AK: The information asymmetry here is staggering. Beat journalists at Parliament Hill, at provincial legislatures, at city halls, they know things. They know which ministers are incompetent, which programs are fraudulent, which spending announcements are recycled. That knowledge sits in notebooks and goes into no stories, because publishing it risks the relationship that keeps the lights on. The subsidy creates a structural filter on reality. The public gets the version of events that doesn’t threaten anyone’s funding.

AI: And here’s where the MAD scenario becomes genuinely destabilizing. The government cannot easily withdraw the subsidies without triggering the collapse of major outlets — a political catastrophe it wants to avoid. Heritage Minister Marc Miller has already signaled that further subsidies are “not a question of if, but how,” with potential taxpayer exposure reaching up to $6 billion. But the media outlets cannot easily bite the hand that feeds them either — because they no longer have the reader trust, subscriber base, or business model to survive on their own. In 2024, CBC — receiving approximately $200,000 per full-time employee in federal funding — was still unprofitable and had lost roughly 30 per cent of its advertising income year-to-date. The subsidy is the floor and the ceiling.
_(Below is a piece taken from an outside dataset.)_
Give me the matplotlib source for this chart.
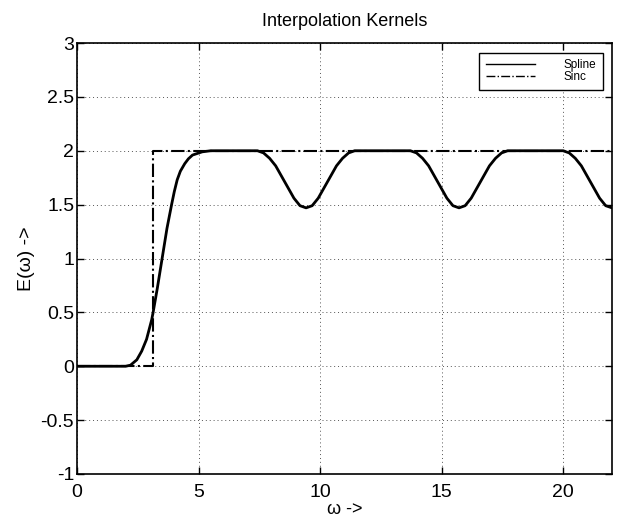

AK: What should have happened instead? Let’s be honest about this. If the 2019 money had come with genuine strings attached, not headcount preservation, but transformation benchmarks, what would a healthy outcome have looked like?

AI: The model exists in other countries. Finland integrates media R&D into technology policy. The BBC, for all its problems, has invested heavily in digital architecture, podcasting infrastructure, and data journalism tools that smaller outlets now build on. A Canadian version could have required subsidy recipients to demonstrate measurable digital revenue growth, audience diversification, and technology investment as conditions of continued eligibility. Instead, the formula rewarded eligible hours paid to journalists in 2023 — a pure headcount metric with zero connection to audience value, journalistic impact, or long-term viability. You were paid for existing, not for evolving.

AK: Which brings us to where we are now. Canadian newspaper revenues continue to fall. The sector lost 1,000 jobs in a single year, 600 journalists and 400 editors, an 8 per cent drop. 74 cents of every Canadian advertising dollar now flows out of the country to foreign platforms. And the industry’s response is to plead for more subsidies, this time potentially worth up to $6 billion. Andrew Coyne warned about this in 2019 when the program launched: “Taking money from the people we cover will place us in a permanent and inescapable conflict of interest — concerned less with appealing to readers than to grantsmen.” He was exactly right.

AI: The obituary, if it comes, will be written in a particular kind of irony: the treatment accelerated the disease. The subsidies that were supposed to save Canadian journalism from digital disruption instead insulated it from the pressures that would have forced genuine reinvention. Outlets that might have been pushed to build direct reader relationships, invest in niche expertise, develop proprietary data products, or integrate AI into their editorial and distribution workflows instead optimized for one metric: maintaining eligibility for the next government cheque. As one analyst put it — “AI isn’t here to replace creators. It’s here to replace inefficiency. That makes it even more costly to keep supporting a system that’s out of sync.” Canada’s subsidized legacy media spent seven years building a system perfectly optimized for the world that was ending, on the public’s dime.

AK: And the public, apparently, noticed. Over 75 per cent of Canadians believe government funding undermines journalistic objectivity. The outlets took the money, lost the audience, and are now asking for more money to replace the audience they lost. At some point, that’s not a crisis. That’s a choice.